** SHORT TASK **
Reproduce, character for character, the lines below from the first through the one with "bars = list(range(0, 361, 8)) + [366]". Leave pictures out.

** INFORMATION SUPPLIED **
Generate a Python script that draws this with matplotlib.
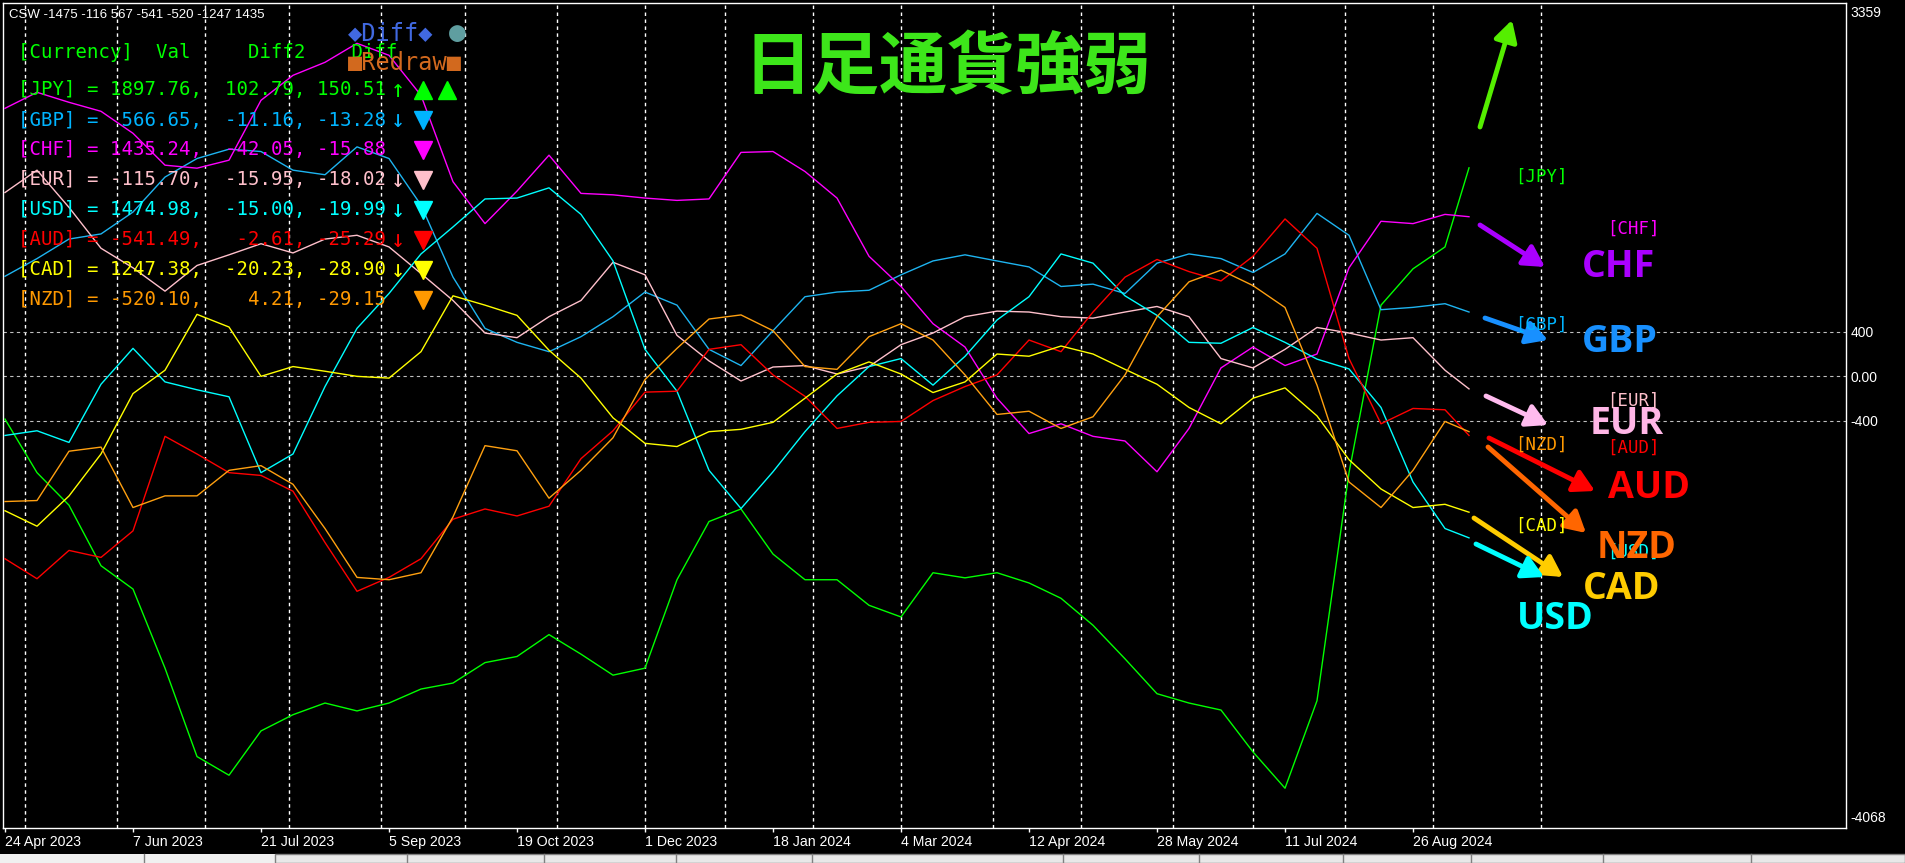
import matplotlib.pyplot as plt
from matplotlib.patches import FancyArrowPatch, Rectangle
from matplotlib.lines import Line2D

W, H = 1905, 863

# bar index of each sample (daily bars, every 8th bar + last bar)
bars = list(range(0, 361, 8)) + [366]

jpy = [-387, -869, -1162, -1707, -1917, -2629, -3425, -3593, -3194, -3048, -2943, -3014,
       -2943, -2817, -2763, -2579, -2524, -2327, -2503, -2692, -2629, -1833, -1309, -1196,
       -1602, -1833, -1833, -2063, -2168, -1770, -1816, -1770, -1862, -2000, -2243, -2545,
       -2859, -2943, -3006, -3383, -3710, -2922, -869, 639, 966, 1163, 1875]
gbp = [899, 1058, 1234, 1280, 1477, 1792, 1959, 2043, 2022, 1854, 1813, 2064,
       1959, 1540, 891, 430, 304, 220, 355, 535, 757, 639, 241, 95,
       409, 715, 757, 773, 912, 1037, 1092, 1037, 983, 807, 828, 744,
       1017, 1100, 1058, 933, 1100, 1465, 1268, 598, 619, 652, 577]
chf = [2411, 2555, 2465, 2384, 2186, 1899, 1872, 1944, 2483, 2708, 2825, 2996,
       2888, 2528, 1750, 1373, 1666, 1989, 1645, 1632, 1603, 1582, 1595, 2014,
       2022, 1842, 1603, 1079, 807, 472, 262, -199, -517, -429, -542, -584,
       -861, -471, 74, 262, 95, 199, 975, 1394, 1373, 1456, 1435]
eur = [1653, 1854, 1519, 1151, 975, 765, 996, 1092, 1192, 1109, 1234, 1268,
       1163, 924, 681, 388, 346, 535, 681, 1025, 912, 367, 137, -44,
       82, 95, 19, 86, 283, 388, 535, 585, 577, 535, 522, 577,
       627, 535, 158, 74, 241, 438, 388, 325, 346, 53, -115]
usd = [-534, -492, -597, -73, 250, -52, -123, -186, -869, -701, -94, 430,
       744, 1100, 1343, 1595, 1603, 1695, 1456, 1037, 241, -136, -848, -1192,
       -861, -500, -178, 86, 158, -81, 178, 505, 715, 1100, 1017, 723,
       547, 304, 296, 438, 304, 153, 65, -282, -953, -1372, -1456]
aud = [-1644, -1824, -1569, -1632, -1393, -542, -701, -869, -894, -1036, -1498, -1937,
       -1812, -1644, -1288, -1196, -1259, -1171, -743, -492, -144, -136, 241, 283,
       11, -182, -471, -416, -408, -220, -94, 11, 325, 220, 577, 891,
       1050, 941, 857, 1079, 1415, 1151, 158, -429, -291, -303, -534]
cad = [-1212, -1351, -1079, -701, -157, 53, 556, 442, -2, 86, 44, -2,
       -18, 220, 723, 639, 547, 233, -18, -375, -605, -634, -500, -479,
       -416, -199, 19, 128, 19, -148, -52, 199, 179, 271, 199, 61,
       -73, -282, -429, -199, -106, -358, -752, -1016, -1183, -1154, -1225]
nzd = [-1129, -1120, -676, -639, -1183, -1078, -1078, -848, -806, -974, -1372, -1812,
       -1833, -1770, -1267, -626, -672, -1099, -848, -555, -31, 250, 514, 551,
       409, 86, 61, 355, 472, 325, 11, -345, -316, -471, -366, 11,
       535, 849, 954, 815, 618, -81, -953, -1183, -848, -408, -500]

date_bars = [0, 32, 64, 96, 128, 160, 192, 224, 256, 288, 320, 352]
date_labels = ['24 Apr 2023', '7 Jun 2023', '21 Jul 2023', '5 Sep 2023', '19 Oct 2023',
               '1 Dec 2023', '18 Jan 2024', '4 Mar 2024', '12 Apr 2024', '28 May 2024',
               '11 Jul 2024', '26 Aug 2024']
month_bars = [5, 28, 50, 71, 94, 115, 138, 160, 180, 202, 224, 247, 269, 292, 312, 335, 357, 384]

y_top, y_bottom = 3359, -4068

# legend table
names = ['JPY', 'GBP', 'CHF', 'EUR', 'USD', 'AUD', 'CAD', 'NZD']
vals = [1897.76, 566.65, 1435.24, -115.70, 1474.98, -541.49, 1247.38, -520.10]
diff2 = [102.79, -11.16, -42.05, -15.95, -15.00, -2.61, -20.23, 4.21]
diff = [150.51, -13.28, -15.88, -18.02, -19.99, -25.29, -28.90, -29.15]
trend = ['↑', '↓', '', '↓', '↓', '↓', '↓', '']
marks = ['^^', 'v', 'v', 'v', 'v', 'v', 'v', 'v']
row_colors = ['#00ff00', '#00b4ff', '#ff00ff', '#ffc0cb', '#00ffff', '#ff0000', '#ffff00', '#ff9900']

series = [('JPY', jpy, '#00ff00'), ('GBP', gbp, '#1eb4f0'), ('CHF', chf, '#ff00ff'),
          ('EUR', eur, '#ffc0cb'), ('USD', usd, '#00ffff'), ('AUD', aud, '#ff0000'),
          ('CAD', cad, '#ffff00'), ('NZD', nzd, '#ffa010')]


def fpos(x, y):
    # pixel position (from top-left) -> figure fraction
    return x / W, 1 - y / H


fig = plt.figure(figsize=(W / 100, H / 100), dpi=100, facecolor='black')
ax = fig.add_axes([3 / W, 35 / H, 1843 / W, 825 / H])
ax.set_facecolor('black')
ax.set_xlim(-0.5, 460.25)
ax.set_ylim(y_bottom, y_top)

for b in month_bars:
    ax.axvline(b, color='white', lw=1, ls=(0, (2.5, 2.5)), zorder=1)
for v in [400, 0, -400]:
    ax.axhline(v, color='#bfbfbf', lw=0.8, ls=(0, (3, 3)), zorder=1)

for name, s, c in series:
    ax.plot(bars, s, color=c, lw=1.0, zorder=3)

for sp in ax.spines.values():
    sp.set_color('white')
    sp.set_linewidth(1)

ax.set_xticks(date_bars)
ax.set_xticklabels(date_labels, ha='left', fontsize=10.2, family='Liberation Sans', color='white')
ax.tick_params(axis='x', colors='white', length=3, width=1, pad=2)
ax.yaxis.tick_right()
ax.set_yticks([400, 0, -400])
ax.set_yticklabels(['400', '0.00', '-400'], fontsize=10, family='Liberation Sans', color='white')
ax.tick_params(axis='y', length=0, pad=3)

fig.text(*fpos(1850, 13), '3359', ha='left', va='center', fontsize=10,
         family='Liberation Sans', color='white')
fig.text(*fpos(1850, 818), '-4068', ha='left', va='center', fontsize=10,
         family='Liberation Sans', color='white')

# header line
fig.text(*fpos(9, 15), 'CSW -1475 -116 567 -541 -520 -1247 1435', ha='left', va='center',
         fontsize=9.5, family='Liberation Sans', color='white')

mono = ['DejaVu Sans Mono', 'DejaVu Sans']
fig.text(*fpos(18, 52), '[Currency]  Val     Diff2    Diff', ha='left', va='center',
         fontsize=13.7, family=mono, color='#00ff00', zorder=2)
fig.text(*fpos(348, 33), '◆Diff◆', ha='left', va='center', fontsize=17, family=mono,
         color='#4169e1', zorder=3)
fig.text(*fpos(457, 33), '●', ha='center', va='center', fontsize=20, family=mono,
         color='#5f9ea0', zorder=3)
fig.text(*fpos(348, 63), '■Redraw■', ha='left', va='center', fontsize=17, family=mono,
         color='#d2691e', zorder=3)

for k, nm in enumerate(names):
    y = 90 + 30 * k
    row = f'[{nm}] = {vals[k]:7.2f},{diff2[k]:8.2f},{diff[k]:7.2f}'
    fig.text(*fpos(18, y), row, ha='left', va='center', fontsize=13.7, family=mono,
             color=row_colors[k])
    if trend[k]:
        fig.text(*fpos(398, y), trend[k], ha='center', va='center', fontsize=17,
                 family=mono, color=row_colors[k])
    for j, m in enumerate(marks[k]):
        fig.add_artist(Line2D([fpos(423 + 24 * j, y)[0]], [fpos(423 + 24 * j, y)[1]],
                              marker=m, ms=13, color=row_colors[k], ls='none',
                              transform=fig.transFigure))

# title
fig.text(*fpos(948, 69), '日足通貨強弱', ha='center', va='center', fontsize=49,
         family=['Noto Sans CJK JP', 'DejaVu Sans'], weight='bold', color='#3de61a')

# small bracket labels
small = [('[JPY]', 1515, 177, '#00ff00'), ('[CHF]', 1607, 229, '#ff00ff'),
         ('[GBP]', 1515, 325, '#00b4ff'), ('[EUR]', 1607, 401, '#ffc0cb'),
         ('[AUD]', 1607, 448, '#ff0000'), ('[NZD]', 1515, 445, '#ff9900'),
         ('[USD]', 1607, 552, '#00ffff'), ('[CAD]', 1515, 526, '#ffff00')]
for s, x, y, c in small:
    fig.text(*fpos(x, y), s, ha='left', va='center', fontsize=12.5, family=mono, color=c)

# direction arrows
arrows = [((1480, 127), (1512, 20), '#55ee00'), ((1480, 225), (1545, 267), '#aa00ff'),
          ((1485, 318), (1548, 340), '#1890ff'), ((1486, 396), (1548, 425), '#ffbbee'),
          ((1489, 438), (1595, 491), '#ff0000'), ((1488, 447), (1586, 533), '#ff6600'),
          ((1474, 518), (1563, 577), '#ffcc00'), ((1476, 544), (1544, 577), '#00ffff')]
for (x0, y0), (x1, y1), c in arrows:
    fig.add_artist(FancyArrowPatch(fpos(x0, y0), fpos(x1, y1), transform=fig.transFigure,
                                   arrowstyle='-|>,head_length=0.9,head_width=0.5',
                                   mutation_scale=14, lw=3.5, color=c,
                                   shrinkA=0, shrinkB=0))

big = [('CHF', 1582, 267, '#aa00ff'), ('GBP', 1582, 342, '#1890ff'),
       ('EUR', 1590, 424, '#ffb6e6'), ('AUD', 1608, 488, '#ff0000'),
       ('NZD', 1597, 548, '#ff6600'), ('CAD', 1583, 589, '#ffcc00'),
       ('USD', 1517, 619, '#00ffff')]
for s, x, y, c in big:
    fig.text(*fpos(x, y), s, ha='left', va='center', fontsize=27, family='Open Sans',
             weight='bold', color=c)

# bottom tab strip
fig.add_artist(Rectangle(fpos(0, 863), 1, 9 / H, transform=fig.transFigure,
                         facecolor='#f0f0f0', edgecolor='none'))
fig.add_artist(Rectangle(fpos(275, 863), 1 - 275 / W, 9 / H, transform=fig.transFigure,
                         facecolor='#e8e8e8', edgecolor='#808080', lw=1))
for x in [144, 407, 544, 676, 812, 1063, 1199, 1343, 1471, 1603, 1751]:
    fig.add_artist(Line2D([x / W, x / W], [0, 9 / H], color='#808080', lw=1,
                          transform=fig.transFigure))

fig.savefig('out.png', dpi=100, facecolor='black')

** ANSWER BELOW **
Generate a Python script that draws this with matplotlib.
import matplotlib.pyplot as plt
from matplotlib.patches import FancyArrowPatch, Rectangle
from matplotlib.lines import Line2D

W, H = 1905, 863

# bar index of each sample (daily bars, every 8th bar + last bar)
bars = list(range(0, 361, 8)) + [366]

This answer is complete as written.